● EXERCISE
Images are not part of the copy; write out the rest of the data exactly as given.

● STORED DATA
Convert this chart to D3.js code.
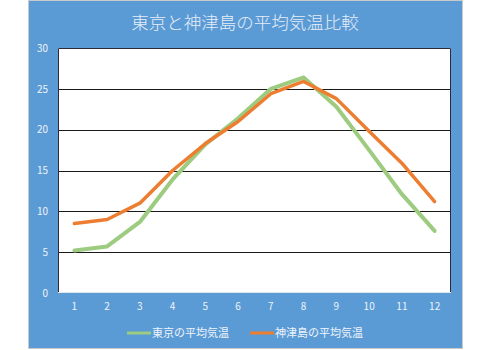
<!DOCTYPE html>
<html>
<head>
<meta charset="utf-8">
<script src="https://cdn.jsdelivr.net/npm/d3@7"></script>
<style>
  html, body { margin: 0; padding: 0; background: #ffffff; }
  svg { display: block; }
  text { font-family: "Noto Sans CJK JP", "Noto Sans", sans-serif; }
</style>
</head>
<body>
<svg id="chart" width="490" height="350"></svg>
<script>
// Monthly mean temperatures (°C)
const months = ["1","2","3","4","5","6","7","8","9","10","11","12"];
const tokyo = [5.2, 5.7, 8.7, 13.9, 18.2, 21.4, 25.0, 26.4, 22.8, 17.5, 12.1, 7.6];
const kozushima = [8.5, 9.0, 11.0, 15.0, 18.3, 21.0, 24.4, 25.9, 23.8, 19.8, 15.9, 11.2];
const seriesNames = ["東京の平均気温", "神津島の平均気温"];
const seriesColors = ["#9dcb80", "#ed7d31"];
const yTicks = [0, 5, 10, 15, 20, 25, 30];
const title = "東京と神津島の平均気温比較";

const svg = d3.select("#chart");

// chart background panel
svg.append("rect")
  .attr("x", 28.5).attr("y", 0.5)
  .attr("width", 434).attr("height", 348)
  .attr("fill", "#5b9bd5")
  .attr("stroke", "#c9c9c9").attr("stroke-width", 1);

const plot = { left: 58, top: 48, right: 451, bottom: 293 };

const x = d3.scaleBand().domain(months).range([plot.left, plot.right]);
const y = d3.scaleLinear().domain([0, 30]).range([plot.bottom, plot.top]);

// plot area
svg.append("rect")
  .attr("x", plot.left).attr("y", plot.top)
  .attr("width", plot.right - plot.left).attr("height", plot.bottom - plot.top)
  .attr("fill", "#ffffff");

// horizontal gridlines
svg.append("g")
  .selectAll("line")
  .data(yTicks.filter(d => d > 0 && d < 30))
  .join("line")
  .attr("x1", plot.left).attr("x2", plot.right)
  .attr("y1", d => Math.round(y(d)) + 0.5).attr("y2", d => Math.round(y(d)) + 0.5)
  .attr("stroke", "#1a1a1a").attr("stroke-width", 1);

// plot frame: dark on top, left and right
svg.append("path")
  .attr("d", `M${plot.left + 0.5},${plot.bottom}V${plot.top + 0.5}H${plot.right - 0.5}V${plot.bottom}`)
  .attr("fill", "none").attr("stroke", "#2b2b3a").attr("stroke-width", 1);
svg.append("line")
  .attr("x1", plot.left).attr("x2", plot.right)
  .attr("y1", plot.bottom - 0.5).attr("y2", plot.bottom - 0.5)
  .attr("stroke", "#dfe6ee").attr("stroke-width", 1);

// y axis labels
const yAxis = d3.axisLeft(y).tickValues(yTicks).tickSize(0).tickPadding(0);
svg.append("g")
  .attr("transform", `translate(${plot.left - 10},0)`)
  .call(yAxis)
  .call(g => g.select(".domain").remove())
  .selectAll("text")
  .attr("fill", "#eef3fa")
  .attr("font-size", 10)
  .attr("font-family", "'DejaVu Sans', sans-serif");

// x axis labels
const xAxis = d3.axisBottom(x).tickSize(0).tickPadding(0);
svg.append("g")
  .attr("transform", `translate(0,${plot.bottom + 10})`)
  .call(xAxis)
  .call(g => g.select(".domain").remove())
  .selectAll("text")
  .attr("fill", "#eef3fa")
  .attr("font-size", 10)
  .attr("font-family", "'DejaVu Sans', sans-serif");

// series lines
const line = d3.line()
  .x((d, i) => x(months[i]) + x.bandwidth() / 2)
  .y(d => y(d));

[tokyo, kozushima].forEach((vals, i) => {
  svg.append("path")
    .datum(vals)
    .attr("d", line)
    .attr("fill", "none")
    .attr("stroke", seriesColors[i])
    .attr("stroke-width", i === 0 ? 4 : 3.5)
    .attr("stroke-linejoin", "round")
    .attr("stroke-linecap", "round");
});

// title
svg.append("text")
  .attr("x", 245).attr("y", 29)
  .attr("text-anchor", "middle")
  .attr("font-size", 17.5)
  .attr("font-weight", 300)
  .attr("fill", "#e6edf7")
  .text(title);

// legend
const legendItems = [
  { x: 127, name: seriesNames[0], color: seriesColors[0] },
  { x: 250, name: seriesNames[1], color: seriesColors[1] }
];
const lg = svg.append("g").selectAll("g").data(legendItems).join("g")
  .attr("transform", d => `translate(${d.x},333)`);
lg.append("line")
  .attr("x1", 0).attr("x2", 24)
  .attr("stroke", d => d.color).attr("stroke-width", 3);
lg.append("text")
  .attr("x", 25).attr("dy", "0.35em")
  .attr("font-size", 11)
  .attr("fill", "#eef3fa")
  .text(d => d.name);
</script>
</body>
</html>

● CORRECT ANSWER
Convert this chart to D3.js code.
<!DOCTYPE html>
<html>
<head>
<meta charset="utf-8">
<script src="https://cdn.jsdelivr.net/npm/d3@7"></script>
<style>
  html, body { margin: 0; padding: 0; background: #ffffff; }
  svg { display: block; }
  text { font-family: "Noto Sans CJK JP", "Noto Sans", sans-serif; }
</style>
</head>
<body>
<svg id="chart" width="490" height="350"></svg>
<script>
// Monthly mean temperatures (°C)
const months = ["1","2","3","4","5","6","7","8","9","10","11","12"];
const tokyo = [5.2, 5.7, 8.7, 13.9, 18.2, 21.4, 25.0, 26.4, 22.8, 17.5, 12.1, 7.6];
const kozushima = [8.5, 9.0, 11.0, 15.0, 18.3, 21.0, 24.4, 25.9, 23.8, 19.8, 15.9, 11.2];
const seriesNames = ["東京の平均気温", "神津島の平均気温"];
const seriesColors = ["#9dcb80", "#ed7d31"];
const yTicks = [0, 5, 10, 15, 20, 25, 30];
const title = "東京と神津島の平均気温比較";

const svg = d3.select("#chart");

// chart background panel
svg.append("rect")
  .attr("x", 28.5).attr("y", 0.5)
  .attr("width", 434).attr("height", 348)
  .attr("fill", "#5b9bd5")
  .attr("stroke", "#c9c9c9").attr("stroke-width", 1);

const plot = { left: 58, top: 48, right: 451, bottom: 293 };

const x = d3.scaleBand().domain(months).range([plot.left, plot.right]);
const y = d3.scaleLinear().domain([0, 30]).range([plot.bottom, plot.top]);

// plot area
svg.append("rect")
  .attr("x", plot.left).attr("y", plot.top)
  .attr("width", plot.right - plot.left).attr("height", plot.bottom - plot.top)
  .attr("fill", "#ffffff");

// horizontal gridlines
svg.append("g")
  .selectAll("line")
  .data(yTicks.filter(d => d > 0 && d < 30))
  .join("line")
  .attr("x1", plot.left).attr("x2", plot.right)
  .attr("y1", d => Math.round(y(d)) + 0.5).attr("y2", d => Math.round(y(d)) + 0.5)
  .attr("stroke", "#1a1a1a").attr("stroke-width", 1);

// plot frame: dark on top, left and right
svg.append("path")
  .attr("d", `M${plot.left + 0.5},${plot.bottom}V${plot.top + 0.5}H${plot.right - 0.5}V${plot.bottom}`)
  .attr("fill", "none").attr("stroke", "#2b2b3a").attr("stroke-width", 1);
svg.append("line")
  .attr("x1", plot.left).attr("x2", plot.right)
  .attr("y1", plot.bottom - 0.5).attr("y2", plot.bottom - 0.5)
  .attr("stroke", "#dfe6ee").attr("stroke-width", 1);

// y axis labels
const yAxis = d3.axisLeft(y).tickValues(yTicks).tickSize(0).tickPadding(0);
svg.append("g")
  .attr("transform", `translate(${plot.left - 10},0)`)
  .call(yAxis)
  .call(g => g.select(".domain").remove())
  .selectAll("text")
  .attr("fill", "#eef3fa")
  .attr("font-size", 10)
  .attr("font-family", "'DejaVu Sans', sans-serif");

// x axis labels
const xAxis = d3.axisBottom(x).tickSize(0).tickPadding(0);
svg.append("g")
  .attr("transform", `translate(0,${plot.bottom + 10})`)
  .call(xAxis)
  .call(g => g.select(".domain").remove())
  .selectAll("text")
  .attr("fill", "#eef3fa")
  .attr("font-size", 10)
  .attr("font-family", "'DejaVu Sans', sans-serif");

// series lines
const line = d3.line()
  .x((d, i) => x(months[i]) + x.bandwidth() / 2)
  .y(d => y(d));

[tokyo, kozushima].forEach((vals, i) => {
  svg.append("path")
    .datum(vals)
    .attr("d", line)
    .attr("fill", "none")
    .attr("stroke", seriesColors[i])
    .attr("stroke-width", i === 0 ? 4 : 3.5)
    .attr("stroke-linejoin", "round")
    .attr("stroke-linecap", "round");
});

// title
svg.append("text")
  .attr("x", 245).attr("y", 29)
  .attr("text-anchor", "middle")
  .attr("font-size", 17.5)
  .attr("font-weight", 300)
  .attr("fill", "#e6edf7")
  .text(title);

// legend
const legendItems = [
  { x: 127, name: seriesNames[0], color: seriesColors[0] },
  { x: 250, name: seriesNames[1], color: seriesColors[1] }
];
const lg = svg.append("g").selectAll("g").data(legendItems).join("g")
  .attr("transform", d => `translate(${d.x},333)`);
lg.append("line")
  .attr("x1", 0).attr("x2", 24)
  .attr("stroke", d => d.color).attr("stroke-width", 3);
lg.append("text")
  .attr("x", 25).attr("dy", "0.35em")
  .attr("font-size", 11)
  .attr("fill", "#eef3fa")
  .text(d => d.name);
</script>
</body>
</html>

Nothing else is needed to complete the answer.